In plans to kick-start Asia's third-largest economy once again, reeling under the impact of a 40-day nationwide lockdown, people with knowledge of the matter reveal India is deliberating on a proposal to guarantee as much as 3-lakh crore rupees ($39 billion) of loans to small businesses.
Mulling loan guarantee for small businesses in India
According to sources, small firms will be eligible to borrow an additional 20% of their credit limit, as per the proposal which is under works. This borrowing will be backed by Prime Minister Narendra Modi's administration and the government intends to set up a special fund to pay for any defaults.
If banks enhance the credit limit by 20% for all borrowers then the additional part has full absorption guarantee for banks and the financial lending institutions have nothing to lose, but to gain more, considering they have better chances of collecting 100% if the SMEs survive.
Coping with the Covid-19 times, governments and regulators are slowly launching new programs for businesses, investors, fund managers, who are struggling with the impact of lockdown affecting manufacturing and other allied activities. An economy set for contraction for the very first time in decades, the Modi government is working on means and mechanisms to make it attractive for banks concerned about rising debts and delinquencies, to be able to extend help to small businesses.
Around 100 million workers in the mining, manufacturing, construction and services sectors have been rendered jobless due to continuous lockdown, according to Subhash Chandra Gar, a former top bureaucrat in the finance ministry in his blog.
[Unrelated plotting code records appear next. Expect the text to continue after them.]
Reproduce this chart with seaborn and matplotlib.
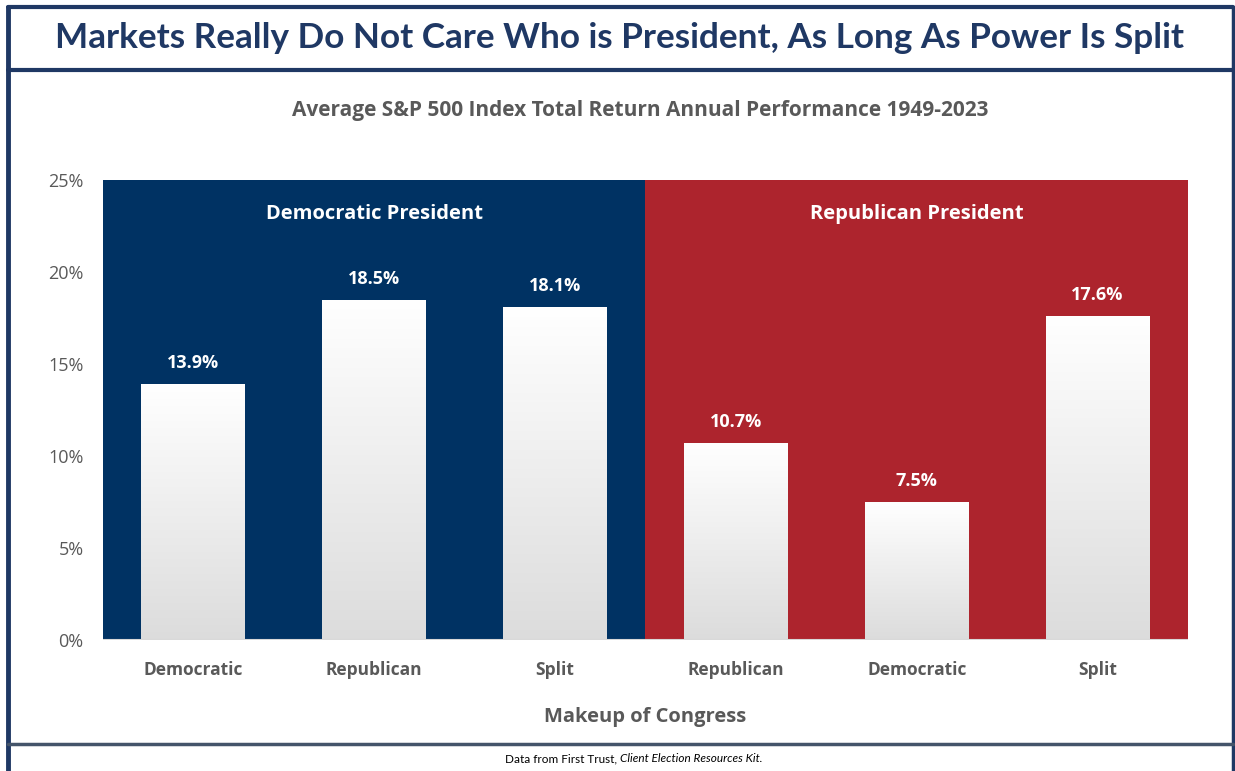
import numpy as np
import pandas as pd
import matplotlib
matplotlib.use("Agg")
import matplotlib.pyplot as plt
from matplotlib.lines import Line2D
import seaborn as sns

# data
president = ["Democratic President"] * 3 + ["Republican President"] * 3
congress = ["Democratic", "Republican", "Split", "Republican", "Democratic", "Split"]
avg_return = [13.9, 18.5, 18.1, 10.7, 7.5, 17.6]
y_ticks = [0, 5, 10, 15, 20, 25]

BLUE = "#003263"
RED = "#AD242D"
NAVY = "#1F3864"
GREY = "#595959"

df = pd.DataFrame({
    "slot": [f"{p}|{c}" for p, c in zip(president, congress)],
    "president": president,
    "congress": congress,
    "avg_return": avg_return,
})

sns.set_style("white")
cond = ["Open Sans", "DejaVu Sans"]
plt.rcParams["font.family"] = cond

fig = plt.figure(figsize=(12.35, 7.71), dpi=100)
ax = fig.add_axes([0.0834, 0.170, 0.8785, 0.5965])

sns.barplot(data=df, x="slot", y="avg_return", color="white", width=0.575,
            edgecolor="none", ax=ax, zorder=3)
bars = list(ax.patches)

n_dem = president.count("Democratic President")
ax.axvspan(-0.5, n_dem - 0.5, color=BLUE, zorder=0, lw=0)
ax.axvspan(n_dem - 0.5, len(df) - 0.5, color=RED, zorder=0, lw=0)
ax.set_xlim(-0.5, len(df) - 0.5)
ax.set_ylim(0, 25)

# white-to-grey gradient inside each bar
grad = np.linspace(0, 1, 256).reshape(-1, 1)
gcmap = matplotlib.colors.LinearSegmentedColormap.from_list("g", ["#DCDCDC", "#FFFFFF"])
for patch in bars:
    x0, y0 = patch.get_x(), patch.get_y()
    w, h = patch.get_width(), patch.get_height()
    im = ax.imshow(grad, extent=[x0, x0 + w, y0, y0 + h], origin="lower",
                   cmap=gcmap, aspect="auto", zorder=4)
    im.set_clip_path(patch)

for i, v in enumerate(avg_return):
    ax.text(i, v + 0.65, f"{v:.1f}%", ha="center", va="bottom", color="white",
            fontsize=13, fontweight="bold", zorder=5)

ax.text((n_dem - 1) / 2, 23.15, "Democratic President", ha="center", va="center",
        color="white", fontsize=14.5, fontweight="bold")
ax.text(n_dem + (len(df) - n_dem - 1) / 2, 23.15, "Republican President", ha="center",
        va="center", color="white", fontsize=14.5, fontweight="bold")

ax.set_yticks(y_ticks)
ax.set_yticklabels([f"{t}%" for t in y_ticks], color=GREY, fontsize=13)
ax.set_xticks(range(len(df)))
ax.set_xticklabels(congress, color=GREY, fontsize=12.5, fontweight="bold")
ax.tick_params(axis="x", pad=15, length=0)
ax.tick_params(axis="y", pad=14, length=0)
ax.set_xlabel("Makeup of Congress", color=GREY, fontsize=14.5, fontweight="bold",
              labelpad=20)
ax.set_ylabel("")
for s in ax.spines.values():
    s.set_visible(False)
ax.axhline(0, color="#D9D9D9", lw=1.5, zorder=6)

fig.text(0.502, 0.951, "Markets Really Do Not Care Who is President, As Long As Power Is Split",
         ha="center", va="center", color=NAVY, fontsize=25.3, fontweight="bold",
         family=["Lato", "DejaVu Sans"])
fig.text(0.518, 0.857, "Average S&P 500 Index Total Return Annual Performance 1949-2023",
         ha="center", va="center", color=GREY, fontsize=15, fontweight="bold")
fig.text(0.502, 0.016, "Data from First Trust, ", ha="right", va="center",
         color="black", fontsize=8.5, family=["Lato", "DejaVu Sans"])
fig.text(0.502, 0.016, "Client Election Resources Kit.", ha="left", va="center",
         color="black", fontsize=8.5, style="italic", family=["Lato", "DejaVu Sans"])

# frame lines
fig.add_artist(Line2D([0.0065, 0.0065], [0, 0.991], color=NAVY, lw=3.5))
fig.add_artist(Line2D([0.998, 0.998], [0, 0.991], color=NAVY, lw=2.5))
fig.add_artist(Line2D([0.0065, 0.998], [0.991, 0.991], color=NAVY, lw=3))
fig.add_artist(Line2D([0.0065, 0.998], [0.909, 0.909], color=NAVY, lw=3))
fig.add_artist(Line2D([0.0065, 0.998], [0.035, 0.035], color="#44546A", lw=2.5))

fig.savefig("out.png", dpi=100)
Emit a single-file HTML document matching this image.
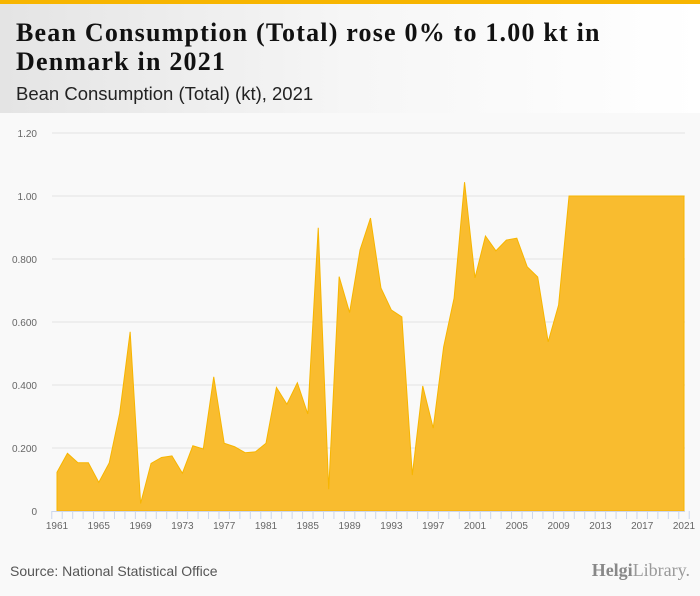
<!DOCTYPE html>
<html><head><meta charset="utf-8">
<style>
body{margin:0;width:700px;height:596px;overflow:hidden;font-family:"Liberation Sans",sans-serif;background:#f9f9f9}
#hdr{position:absolute;left:0;top:0;width:700px;height:113px;background:linear-gradient(90deg,#e4e4e4 0%,#f6f6f6 50%,#fff 100%);border-top:4px solid #f7b500;box-sizing:border-box}
#title{position:absolute;left:16px;top:14px;font-family:"Liberation Serif",serif;font-weight:bold;font-size:26px;letter-spacing:1.2px;line-height:29px;color:#111;margin:0}
#sub{position:absolute;left:16px;top:79px;font-size:18.5px;color:#222}
#src{position:absolute;left:10px;top:563px;font-size:14px;color:#555}
#logo{position:absolute;right:10px;top:560px;font-family:"Liberation Serif",serif;font-size:18px;color:#999}
</style></head><body>
<div id="hdr">
<h1 id="title">Bean Consumption (Total) rose 0% to 1.00 kt in<br>Denmark in 2021</h1>
<div id="sub">Bean Consumption (Total) (kt), 2021</div>
</div>
<svg id="chart" width="700" height="596" style="position:absolute;left:0;top:0"></svg>
<div id="src">Source: National Statistical Office</div>
<div id="logo"><b style="color:#888">Helgi</b>Library.</div>
<script>
const years=[];for(let y=1961;y<=2021;y++)years.push(y);
const values=[0.123,0.183,0.153,0.153,0.091,0.153,0.31,0.569,0.024,0.151,0.170,0.175,0.12,0.207,0.197,0.426,0.215,0.204,0.185,0.188,0.215,0.392,0.339,0.407,0.308,0.899,0.069,0.744,0.63,0.829,0.93,0.708,0.638,0.616,0.114,0.397,0.263,0.521,0.676,1.044,0.74,0.873,0.826,0.86,0.866,0.775,0.743,0.537,0.654,1.0,1.0,1.0,1.0,1.0,1.0,1.0,1.0,1.0,1.0,1.0,1.0];
const yTicks=[0,0.2,0.4,0.6,0.8,1.0,1.2];
const yLabels=["0","0.200","0.400","0.600","0.800","1.00","1.20"];
const svg=document.getElementById('chart');const NS='http://www.w3.org/2000/svg';
const x0=57,x1=684,yb=511,yt=133;
const xs=i=>x0+(x1-x0)*i/(years.length-1);
const ys=v=>yb-(yb-yt)*v/1.2;
function mk(t,a){const e=document.createElementNS(NS,t);for(const k in a)e.setAttribute(k,a[k]);svg.appendChild(e);return e;}
yTicks.forEach((v,i)=>{
 if(v>0){const g=mk('line',{x1:52,x2:685,y1:ys(v),y2:ys(v),stroke:'#e2e2e2','stroke-width':1});
 
 }
 const t=mk('text',{x:37,y:ys(v)+4,'text-anchor':'end','font-size':10,fill:'#666','font-family':'Liberation Sans, sans-serif'});
 t.textContent=yLabels[i];
 
 
});
let d='M'+xs(0)+','+yb;values.forEach((v,i)=>d+=' L'+xs(i)+','+ys(v));d+=' L'+xs(values.length-1)+','+yb+' Z';
const area=mk('path',{d:d,fill:'#f9bc2f',stroke:'#f7b500','stroke-width':1});


const ax=mk('line',{x1:52,x2:685,y1:yb+0.5,y2:yb+0.5,stroke:'#ccd6eb'});


const step=(x1-x0)/(years.length-1);
for(let i=0;i<=years.length;i++){const tk=mk('line',{x1:x0-step/2+i*step,x2:x0-step/2+i*step,y1:yb,y2:yb+8,stroke:'#ccd6eb'});
 
 }
years.forEach((y,i)=>{if((y-1961)%4)return;
 const t=mk('text',{x:xs(i),y:yb+18,'text-anchor':'middle','font-size':10,fill:'#666','font-family':'Liberation Sans, sans-serif'});
 t.textContent=y;
 
 });
</script>
</body></html>
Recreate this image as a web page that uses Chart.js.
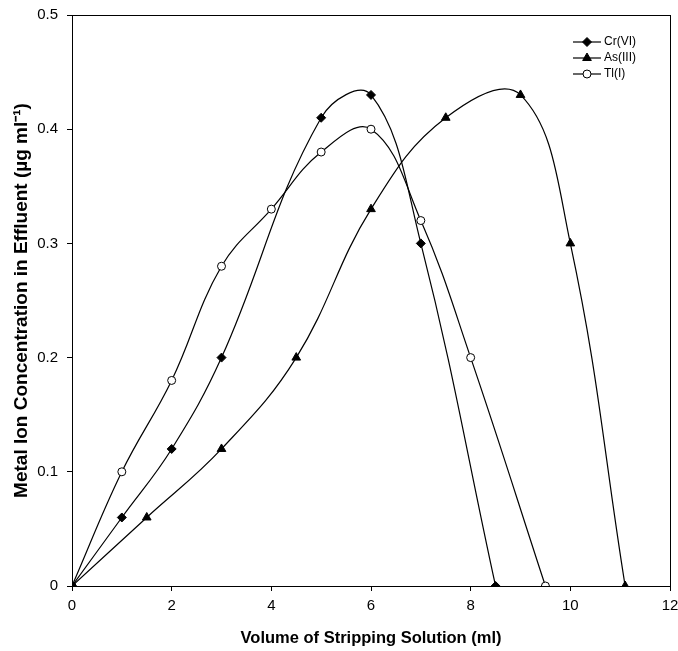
<!DOCTYPE html>
<html>
<head>
<meta charset="utf-8">
<script src="https://cdn.jsdelivr.net/npm/chart.js@4"></script>
<style>
  html, body { margin: 0; padding: 0; background: #fff; }
  #wrap { width: 678px; height: 651px; }
</style>
</head>
<body>
<div id="wrap"><canvas id="chart" width="678" height="651"></canvas></div>
<script>
const crX = [0, 1, 2, 3, 5, 6, 7, 8.5];
const crY = [0, 0.06, 0.12, 0.2, 0.41, 0.43, 0.3, 0];
const asX = [0, 1.5, 3, 4.5, 6, 7.5, 9, 10, 11.1];
const asY = [0, 0.06, 0.12, 0.2, 0.33, 0.41, 0.43, 0.3, 0];
const tlX = [0, 1, 2, 3, 4, 5, 6, 7, 8, 9.5];
const tlY = [0, 0.1, 0.18, 0.28, 0.33, 0.38, 0.4, 0.32, 0.2, 0];
const seriesNames = ["Cr(VI)", "As(III)", "Tl(I)"];

const font = "'Liberation Sans', Arial, sans-serif";

function pts(xs, ys) {
  return xs.map((x, i) => ({ x: x, y: ys[i] }));
}

const styles = [
  { pointStyle: "rectRot", radius: 4.5, fill: "#000" },
  { pointStyle: "triangle", radius: 5, fill: "#000" },
  { pointStyle: "circle", radius: 4, fill: "#fff" }
];

// frame round the plot area
const framePlugin = {
  id: "frame",
  afterDraw(chart) {
    const { ctx, chartArea: a } = chart;
    ctx.save();
    ctx.strokeStyle = "#000";
    ctx.lineWidth = 1;
    ctx.strokeRect(a.left + 0.5, a.top + 0.5, a.right - a.left, a.bottom - a.top);
    ctx.restore();
  }
};

// legend with line + marker samples
const legendPlugin = {
  id: "lineLegend",
  afterDraw(chart) {
    const ctx = chart.ctx;
    ctx.save();
    ctx.font = "12px " + font;
    ctx.textBaseline = "middle";
    seriesNames.forEach((name, i) => {
      const y = 42 + i * 16;
      ctx.strokeStyle = "#000";
      ctx.lineWidth = 1.2;
      ctx.beginPath();
      ctx.moveTo(573, y);
      ctx.lineTo(601, y);
      ctx.stroke();
      const s = styles[i];
      ctx.fillStyle = s.fill;
      ctx.lineWidth = 1;
      Chart.helpers.drawPoint(ctx, { pointStyle: s.pointStyle, radius: s.radius, borderWidth: 1 }, 587, y);
      ctx.fillStyle = "#000";
      ctx.fillText(name, 604, y);
    });
    ctx.restore();
  }
};

const datasets = [pts(crX, crY), pts(asX, asY), pts(tlX, tlY)].map((d, i) => ({
  label: seriesNames[i],
  data: d,
  borderColor: "#000",
  borderWidth: 1.2,
  tension: 0.4,
  pointStyle: styles[i].pointStyle,
  pointRadius: styles[i].radius,
  pointBackgroundColor: styles[i].fill,
  pointBorderColor: "#000",
  pointBorderWidth: 1,
  fill: false
}));

new Chart(document.getElementById("chart"), {
  type: "line",
  data: { datasets: datasets },
  options: {
    responsive: false,
    animation: false,
    layout: { padding: { top: 15, right: 8, left: 0, bottom: 0 } },
    plugins: {
      legend: { display: false },
      tooltip: { enabled: false }
    },
    scales: {
      x: {
        type: "linear",
        min: 0,
        max: 12,
        afterFit(scale) {
          scale.height = 65;
          scale.paddingRight = 0;
          scale.paddingLeft = 0;
        },
        ticks: { stepSize: 2, color: "#000", font: { family: font, size: 15 }, padding: 6, maxRotation: 0 },
        grid: { drawOnChartArea: false, drawTicks: true, tickLength: 5, color: "#000" },
        border: { color: "#000" },
        title: {
          display: true,
          text: "Volume of Stripping Solution (ml)",
          color: "#000",
          font: { family: font, size: 16.5, weight: "bold" },
          padding: { top: 6, bottom: 3 }
        }
      },
      y: {
        min: 0,
        max: 0.5,
        afterFit(scale) {
          scale.width = 72;
          scale.paddingTop = 0;
          scale.paddingBottom = 0;
        },
        ticks: { stepSize: 0.1, color: "#000", font: { family: font, size: 15 }, padding: 9 },
        grid: { drawOnChartArea: false, drawTicks: true, tickLength: 5, color: "#000" },
        border: { color: "#000" },
        title: {
          display: true,
          text: "Metal Ion Concentration in Effluent (µg ml⁻¹)",
          color: "#000",
          font: { family: font, size: 19, weight: "bold" },
          padding: { top: 10, bottom: 2 }
        }
      }
    }
  },
  plugins: [framePlugin, legendPlugin]
});
</script>
</body>
</html>
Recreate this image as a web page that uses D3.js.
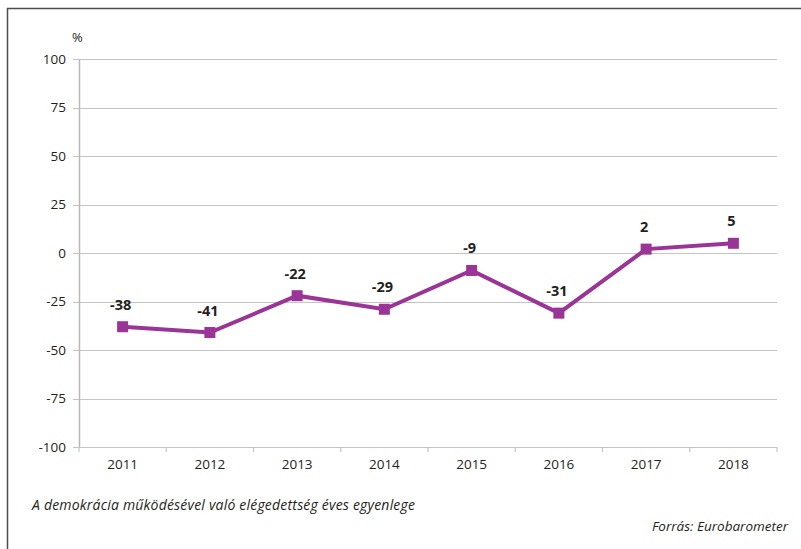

In developed economies such as the US and the UK, a large part of the fiscal package includes loan guarantees. While governments across the globe are ensuring small and medium businesses survive through these trying times, the U.S government has decided to provide $320 billion for new loans under the Paycheck Protection Program. An initiative that will offer forgivable loans to small businesses, to help them retain workforce on the payroll for eight more weeks, while the Philippines government plans to give 35 billion pesos ($690 million) to SME workers of shuttered enterprises.
Perhaps if targets are set for banks and shadow banks to avail of refinancing under such a scheme along with credit guarantees assured, then it will to an extent, ensure credit flow to MSMEs and help revive growth. Small businesses have been the bedrock of a $2.7 trillion Indian economy. This is worst hit by the Covid-19 lockdown, with many businesses being disrupted or coming to a standstill.
Current loan standing for MSMEs
To help resume economic activities, RBI has offered relaxation as requested by the Indian Banks' Association (IBA), a one-time restructuring of existing loans to GST-registered MSME units. While this makes for a very small number of GST-registered MSME units, in comparison with the non-GST accounts. The restructuring which was earlier allowed till March 31, 2020, is extended by the RBI till December 31, 2020.
"Around 900,000 MSMEs are eligible for benefit under the restructuring scheme announced by the RBI. Till January 31, 2020, around 619,562 MSME accounts were restructured by the public sector banks of an amount involving Rs 22,650 crore," Business Standard reports.
According to RBI data, Banks have already lent a total of Rs 4.78 trillion to small businesses for the fortnight ending February 28, 2020. While the current Credit Guarantee Fund Trust for Micro and Small Enterprises (CGTMSE) scheme guarantees between 50-85% of loans up to Rs 2 crore, the risk-averse lenders now seek assurance for the entire loan amount more than Rs 2 crore, and not limited to Rs 2 crore only.
A noteworthy fact is that small businesses in India get the costliest loans as next to unsecured personal loans, notwithstanding their employment creation potential and asset considerations. Sidbi has announced a concessional rate of 5% for MSME loans under its emergency COVID-19 package.
MSME loans worth Rs 2.32 lakh crore are at a higher risk of becoming non-performing assets (NPAs) soon as they fall in the highest risk category of 7 to 10, according to credit information firm TransUnion Cibil. The higher ranking suggests a greater risk of small business loans going bad in the upcoming 12 months, news report states.
Out of Rs 2.32 lakh crore loans at risk, micro-enterprises having loans of less than Rs 10 lakh, in the highest risk category of CMR-7 to CMR-10, totalling up to Rs 13,600 crore. With Covid-19 presenting new challenges to businesses of all sizes, particularly the small businesses, who are the most vulnerable segments of the economy, the NPA rate has been increasing continuously over the past few years to be at 12.6 per cent in December 2019.
To provide some relief to the borrowers, RBI has issued a 90-day moratorium period to be excluded from the NPA classification. Since as per the RBI rules, payments overdue beyond the 90-day period are treated as NPAs. The central bank had announced a moratorium on term-loan instalments due between March 1 and May 31.